- _Job_
Extract the lines of the material below, beginning with the first and ending with the line that holds "import seaborn as sns". Skip every picture.

- _Data shown_
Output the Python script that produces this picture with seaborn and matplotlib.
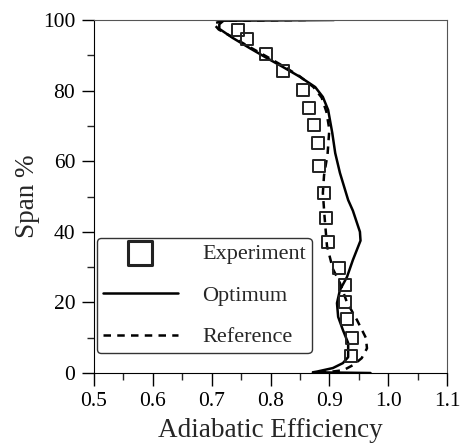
import pandas as pd
import matplotlib
matplotlib.use('Agg')
import matplotlib.pyplot as plt
import seaborn as sns

# Experiment points (adiabatic efficiency vs span %)
exp_eff = [0.745, 0.760, 0.793, 0.821, 0.855, 0.866, 0.874, 0.881, 0.883, 0.891,
           0.895, 0.898, 0.917, 0.927, 0.927, 0.930, 0.939, 0.937]
exp_span = [97.2, 94.6, 90.4, 85.6, 80.2, 75.1, 70.3, 65.2, 58.6, 51.0,
            43.9, 37.1, 29.7, 24.9, 20.1, 15.3, 9.9, 4.8]

# Optimum curve
opt_eff = [0.908, 0.72, 0.713, 0.713, 0.736, 0.765, 0.794, 0.821, 0.850, 0.876,
           0.889, 0.898, 0.905, 0.910, 0.918, 0.932, 0.940, 0.952, 0.953, 0.940,
           0.930, 0.918, 0.913, 0.915, 0.923, 0.932, 0.932, 0.923, 0.906, 0.879,
           0.872, 0.970]
opt_span = [100.0, 99.8, 98.8, 97.5, 94.9, 92.0, 89.2, 86.7, 83.9, 81.0,
            78.2, 74.5, 68.0, 62.3, 56.7, 49.0, 46.0, 40.0, 37.5, 32.0,
            27.2, 23.5, 19.8, 15.9, 12.2, 8.5, 4.5, 2.8, 1.4, 0.4,
            0.2, 0.0]

# Reference curve
ref_eff = [0.86, 0.72, 0.703, 0.712, 0.735, 0.765, 0.795, 0.822, 0.850, 0.873,
           0.887, 0.895, 0.900, 0.897, 0.891, 0.889, 0.892, 0.896, 0.906, 0.918,
           0.930, 0.947, 0.962, 0.964, 0.955, 0.941, 0.924, 0.90, 0.875]
ref_span = [100.0, 99.8, 99.0, 97.3, 95.2, 92.3, 89.5, 86.9, 84.0, 81.0,
            78.0, 74.0, 69.0, 62.0, 56.0, 51.0, 44.0, 36.0, 29.5, 25.5,
            20.0, 15.0, 10.0, 7.0, 4.2, 2.3, 0.8, 0.3, 0.0]

exp_df = pd.DataFrame({'eff': exp_eff, 'span': exp_span})
opt_df = pd.DataFrame({'eff': opt_eff, 'span': opt_span})
ref_df = pd.DataFrame({'eff': ref_eff, 'span': ref_span})

sns.set_style('ticks')
plt.rcParams['font.family'] = ['Liberation Serif', 'DejaVu Serif']

fig = plt.figure(figsize=(4.65, 4.46), dpi=100)
ax = fig.add_axes([94 / 465, 1 - 373 / 446, 353 / 465, 353 / 446])

sns.scatterplot(data=exp_df, x='eff', y='span', marker='s', s=75,
                facecolor='none', edgecolor='#222222', linewidth=1.4,
                label='Experiment', ax=ax, zorder=3)
sns.lineplot(data=opt_df, x='eff', y='span', sort=False, estimator=None,
             color='black', linewidth=1.8, label='Optimum', ax=ax)
sns.lineplot(data=ref_df, x='eff', y='span', sort=False, estimator=None,
             color='black', linewidth=1.8, linestyle=(0, (3, 2.5)),
             label='Reference', ax=ax)

ax.set_xlim(0.5, 1.1)
ax.set_ylim(0, 100)
ax.set_xticks([0.5, 0.6, 0.7, 0.8, 0.9, 1.0, 1.1])
ax.set_xticklabels(['0.5', '0.6', '0.7', '0.8', '0.9', '1.0', '1.1'])
ax.set_xticks([0.55, 0.65, 0.75, 0.85, 0.95, 1.05], minor=True)
ax.set_yticks([0, 20, 40, 60, 80, 100])
ax.set_yticks([10, 30, 50, 70, 90], minor=True)
ax.tick_params(which='major', length=9, width=1, labelsize=15.5, colors='black', pad=4.5)
ax.tick_params(which='minor', length=5, width=1)
for side in ['left', 'bottom']:
    ax.spines[side].set_color('black')
for side in ['top', 'right']:
    ax.spines[side].set_color('#555555')
ax.set_xlabel('Adiabatic Efficiency', fontsize=19.5, labelpad=5)
ax.set_ylabel('Span %', fontsize=19.5, labelpad=2)

leg = ax.legend(loc='lower left', bbox_to_anchor=(3 / 353, 20 / 353), borderaxespad=0,
                fontsize=16, frameon=True, fancybox=True, edgecolor='#333333',
                handlelength=3.4, handletextpad=1.1, labelspacing=0.95,
                markerscale=2.0, borderpad=0.25)
leg.get_frame().set_linewidth(1.0)
leg.get_frame().set_alpha(1)
leg.legend_handles[0].set_linewidth(2.2)

fig.savefig('out.png', dpi=100)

- _Task result_
Output the Python script that produces this picture with seaborn and matplotlib.
import pandas as pd
import matplotlib
matplotlib.use('Agg')
import matplotlib.pyplot as plt
import seaborn as sns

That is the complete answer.